3. Students are organized into groups of 2-4 students. I will pair students with a buddy reader to help a partner when needed. Students can help a partner read or get teacher help, students read silently and individually at first than work in cooperative groups for discussions later.   

4. Place the mystery text cards around the room on charts or on tables or desks.

5. Students read the phrase/text independently and they make a prediction about what the story, fairy tale, parable, Pourquoi tales, legends, myth and any other text could be about. Students, write a quick statement on their Lotus notes prediction chart. During the mystery phase, students are quit unless they are paired with a reading buddy. “I/We think this is about…, because….”, “I/We infer this is about…, because….”“I/We predict this is about…, because….”

6. Students rotate around the room, reading the mystery cards and writing a quick statement on their Lotus notes prediction graphic.  You can set up the seminar with partners and have them read to each other and then start discussing possible predictions before the next rotation. “I predict the text is about a …. Fairytale, proverb, parable, Pourquoi tales, legends, a myth!”

7. After students have read all the mystery cards and completed the first part of their Lotus notes prediction charts, have students return to their cooperative groups. The student present their prediction based on all their notes. Students are encouraged to modify and change their predictions when they hear persuasive arguments and statements. Student’s record modified predictions and persuasive statements from other students in their notes. “My prediction changed from…., Because” “My prediction was supported by….”
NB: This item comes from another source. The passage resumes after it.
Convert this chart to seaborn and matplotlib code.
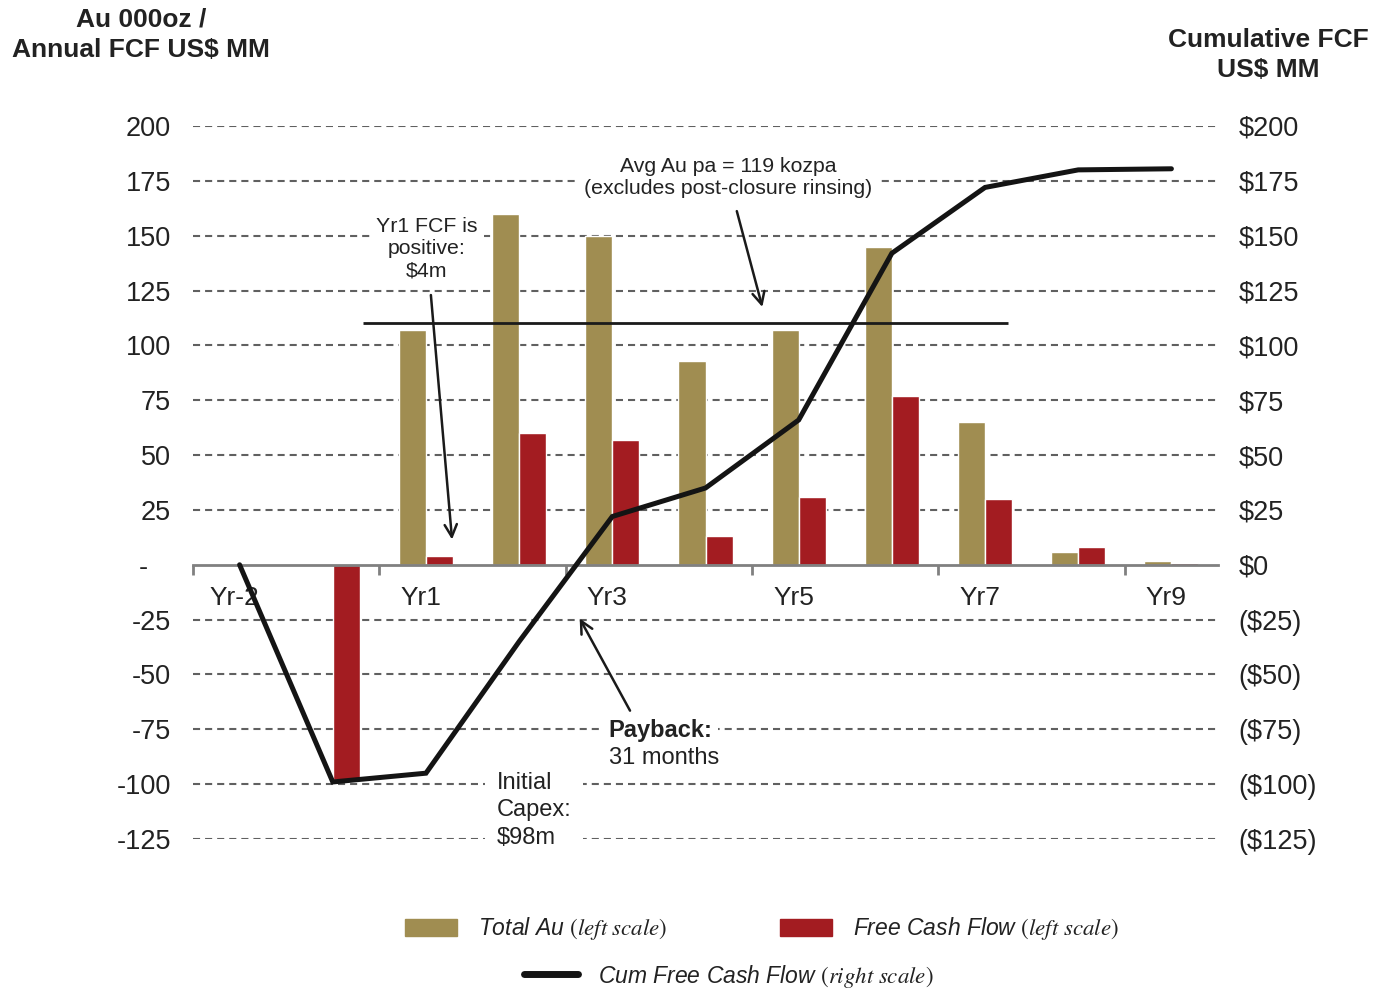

8. Students read individually the text in its entirety or as a group whenever needed, they annotate the text highlighting information that challenges, confirms or makes modifications to their predictions. When the students complete their group discussions they listen to the teacher read the entire text. ”, My predictions ….differ from the text, because….?

9. The teacher rereads the entire text selection and stresses the inferential thinking process, discuses further questions, revised predictions, implicit and explicit clues.
Extensions: List lingering questions, make anchor charts, inferential strategies ideas, imagination bubbles, and be creative.

10. Students go back to their Lotus notes prediction charts and look for what they predicted “right or wrong” plus the statements from other students that persuaded them to change their predictions.  The students record the why …  on the second part of their notes,  about “aah hass” revised predictions and further questions.

11. Debrief: Think-out your thoughts, opinions, perceptions, what did the groups learn  while participating in this seminar,  How did their personal predictions differ their partners? How did their personal predictions differ from the text? Was it fun engage in reading in this way? What would make this seminar more fun or engaging? How are Inferences, Conclusions, and Predictions Related?